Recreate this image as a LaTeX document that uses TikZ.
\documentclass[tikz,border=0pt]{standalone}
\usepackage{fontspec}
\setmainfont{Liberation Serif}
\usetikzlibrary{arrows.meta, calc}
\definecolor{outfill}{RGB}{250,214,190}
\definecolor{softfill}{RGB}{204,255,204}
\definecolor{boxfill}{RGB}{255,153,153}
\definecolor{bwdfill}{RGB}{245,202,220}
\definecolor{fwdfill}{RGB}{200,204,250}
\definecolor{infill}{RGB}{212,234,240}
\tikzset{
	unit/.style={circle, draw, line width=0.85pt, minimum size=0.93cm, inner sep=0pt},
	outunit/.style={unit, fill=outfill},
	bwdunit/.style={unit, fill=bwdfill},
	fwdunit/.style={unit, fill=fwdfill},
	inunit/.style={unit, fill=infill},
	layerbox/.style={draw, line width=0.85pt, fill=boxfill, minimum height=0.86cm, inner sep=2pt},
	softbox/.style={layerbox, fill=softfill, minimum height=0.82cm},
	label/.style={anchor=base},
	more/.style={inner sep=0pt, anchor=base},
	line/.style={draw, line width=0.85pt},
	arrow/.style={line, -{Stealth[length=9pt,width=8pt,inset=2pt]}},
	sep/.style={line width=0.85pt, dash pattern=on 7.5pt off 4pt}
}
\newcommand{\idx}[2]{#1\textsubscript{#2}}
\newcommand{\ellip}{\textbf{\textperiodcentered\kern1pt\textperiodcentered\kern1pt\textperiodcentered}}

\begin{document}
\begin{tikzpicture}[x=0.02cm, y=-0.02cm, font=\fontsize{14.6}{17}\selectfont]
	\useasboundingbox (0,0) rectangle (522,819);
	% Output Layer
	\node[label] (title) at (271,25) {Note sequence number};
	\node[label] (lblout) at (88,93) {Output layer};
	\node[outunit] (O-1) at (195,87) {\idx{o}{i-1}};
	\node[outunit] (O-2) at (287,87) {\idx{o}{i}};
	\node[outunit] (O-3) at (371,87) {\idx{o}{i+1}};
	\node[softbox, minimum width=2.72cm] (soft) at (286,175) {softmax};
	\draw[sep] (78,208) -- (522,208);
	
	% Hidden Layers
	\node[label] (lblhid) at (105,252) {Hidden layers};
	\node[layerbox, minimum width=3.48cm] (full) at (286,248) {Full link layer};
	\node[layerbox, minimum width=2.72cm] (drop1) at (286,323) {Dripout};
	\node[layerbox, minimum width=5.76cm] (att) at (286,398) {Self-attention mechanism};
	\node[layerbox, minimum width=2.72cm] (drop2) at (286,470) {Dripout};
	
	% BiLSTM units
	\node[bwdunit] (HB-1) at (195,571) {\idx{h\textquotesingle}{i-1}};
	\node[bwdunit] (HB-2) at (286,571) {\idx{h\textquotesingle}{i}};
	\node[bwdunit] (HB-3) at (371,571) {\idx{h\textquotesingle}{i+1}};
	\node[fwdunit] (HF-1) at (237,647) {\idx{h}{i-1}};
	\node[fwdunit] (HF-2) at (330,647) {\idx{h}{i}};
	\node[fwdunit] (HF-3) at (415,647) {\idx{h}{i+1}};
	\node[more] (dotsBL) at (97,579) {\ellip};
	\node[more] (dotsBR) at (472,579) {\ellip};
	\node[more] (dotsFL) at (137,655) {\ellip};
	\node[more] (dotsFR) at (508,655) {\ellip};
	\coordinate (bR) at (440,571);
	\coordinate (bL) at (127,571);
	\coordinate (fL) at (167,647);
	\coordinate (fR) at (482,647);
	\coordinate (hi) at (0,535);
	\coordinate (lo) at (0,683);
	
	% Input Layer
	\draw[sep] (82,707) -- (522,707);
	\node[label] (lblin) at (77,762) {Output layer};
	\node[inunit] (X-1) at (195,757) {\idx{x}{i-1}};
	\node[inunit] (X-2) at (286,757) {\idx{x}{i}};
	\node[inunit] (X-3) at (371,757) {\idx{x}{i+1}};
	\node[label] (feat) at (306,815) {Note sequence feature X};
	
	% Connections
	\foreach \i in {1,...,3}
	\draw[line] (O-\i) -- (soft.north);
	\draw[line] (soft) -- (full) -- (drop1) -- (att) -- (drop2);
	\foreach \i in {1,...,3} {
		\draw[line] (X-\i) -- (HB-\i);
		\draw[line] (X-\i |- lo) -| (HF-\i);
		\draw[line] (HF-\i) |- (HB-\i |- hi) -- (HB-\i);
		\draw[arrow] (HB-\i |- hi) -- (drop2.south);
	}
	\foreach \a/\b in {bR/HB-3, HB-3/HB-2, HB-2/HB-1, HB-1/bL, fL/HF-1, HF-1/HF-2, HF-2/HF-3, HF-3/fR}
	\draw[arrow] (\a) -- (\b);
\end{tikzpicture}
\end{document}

What to produce: Each line of the listing should be copied exactly.

Task response:
Recreate this image as a LaTeX document that uses TikZ.
\documentclass[tikz,border=0pt]{standalone}
\usepackage{fontspec}
\setmainfont{Liberation Serif}
\usetikzlibrary{arrows.meta, calc}
\definecolor{outfill}{RGB}{250,214,190}
\definecolor{softfill}{RGB}{204,255,204}
\definecolor{boxfill}{RGB}{255,153,153}
\definecolor{bwdfill}{RGB}{245,202,220}
\definecolor{fwdfill}{RGB}{200,204,250}
\definecolor{infill}{RGB}{212,234,240}
\tikzset{
	unit/.style={circle, draw, line width=0.85pt, minimum size=0.93cm, inner sep=0pt},
	outunit/.style={unit, fill=outfill},
	bwdunit/.style={unit, fill=bwdfill},
	fwdunit/.style={unit, fill=fwdfill},
	inunit/.style={unit, fill=infill},
	layerbox/.style={draw, line width=0.85pt, fill=boxfill, minimum height=0.86cm, inner sep=2pt},
	softbox/.style={layerbox, fill=softfill, minimum height=0.82cm},
	label/.style={anchor=base},
	more/.style={inner sep=0pt, anchor=base},
	line/.style={draw, line width=0.85pt},
	arrow/.style={line, -{Stealth[length=9pt,width=8pt,inset=2pt]}},
	sep/.style={line width=0.85pt, dash pattern=on 7.5pt off 4pt}
}
\newcommand{\idx}[2]{#1\textsubscript{#2}}
\newcommand{\ellip}{\textbf{\textperiodcentered\kern1pt\textperiodcentered\kern1pt\textperiodcentered}}

\begin{document}
\begin{tikzpicture}[x=0.02cm, y=-0.02cm, font=\fontsize{14.6}{17}\selectfont]
	\useasboundingbox (0,0) rectangle (522,819);
	% Output Layer
	\node[label] (title) at (271,25) {Note sequence number};
	\node[label] (lblout) at (88,93) {Output layer};
	\node[outunit] (O-1) at (195,87) {\idx{o}{i-1}};
	\node[outunit] (O-2) at (287,87) {\idx{o}{i}};
	\node[outunit] (O-3) at (371,87) {\idx{o}{i+1}};
	\node[softbox, minimum width=2.72cm] (soft) at (286,175) {softmax};
	\draw[sep] (78,208) -- (522,208);
	
	% Hidden Layers
	\node[label] (lblhid) at (105,252) {Hidden layers};
	\node[layerbox, minimum width=3.48cm] (full) at (286,248) {Full link layer};
	\node[layerbox, minimum width=2.72cm] (drop1) at (286,323) {Dripout};
	\node[layerbox, minimum width=5.76cm] (att) at (286,398) {Self-attention mechanism};
	\node[layerbox, minimum width=2.72cm] (drop2) at (286,470) {Dripout};
	
	% BiLSTM units
	\node[bwdunit] (HB-1) at (195,571) {\idx{h\textquotesingle}{i-1}};
	\node[bwdunit] (HB-2) at (286,571) {\idx{h\textquotesingle}{i}};
	\node[bwdunit] (HB-3) at (371,571) {\idx{h\textquotesingle}{i+1}};
	\node[fwdunit] (HF-1) at (237,647) {\idx{h}{i-1}};
	\node[fwdunit] (HF-2) at (330,647) {\idx{h}{i}};
	\node[fwdunit] (HF-3) at (415,647) {\idx{h}{i+1}};
	\node[more] (dotsBL) at (97,579) {\ellip};
	\node[more] (dotsBR) at (472,579) {\ellip};
	\node[more] (dotsFL) at (137,655) {\ellip};
	\node[more] (dotsFR) at (508,655) {\ellip};
	\coordinate (bR) at (440,571);
	\coordinate (bL) at (127,571);
	\coordinate (fL) at (167,647);
	\coordinate (fR) at (482,647);
	\coordinate (hi) at (0,535);
	\coordinate (lo) at (0,683);
	
	% Input Layer
	\draw[sep] (82,707) -- (522,707);
	\node[label] (lblin) at (77,762) {Output layer};
	\node[inunit] (X-1) at (195,757) {\idx{x}{i-1}};
	\node[inunit] (X-2) at (286,757) {\idx{x}{i}};
	\node[inunit] (X-3) at (371,757) {\idx{x}{i+1}};
	\node[label] (feat) at (306,815) {Note sequence feature X};
	
	% Connections
	\foreach \i in {1,...,3}
	\draw[line] (O-\i) -- (soft.north);
	\draw[line] (soft) -- (full) -- (drop1) -- (att) -- (drop2);
	\foreach \i in {1,...,3} {
		\draw[line] (X-\i) -- (HB-\i);
		\draw[line] (X-\i |- lo) -| (HF-\i);
		\draw[line] (HF-\i) |- (HB-\i |- hi) -- (HB-\i);
		\draw[arrow] (HB-\i |- hi) -- (drop2.south);
	}
	\foreach \a/\b in {bR/HB-3, HB-3/HB-2, HB-2/HB-1, HB-1/bL, fL/HF-1, HF-1/HF-2, HF-2/HF-3, HF-3/fR}
	\draw[arrow] (\a) -- (\b);
\end{tikzpicture}
\end{document}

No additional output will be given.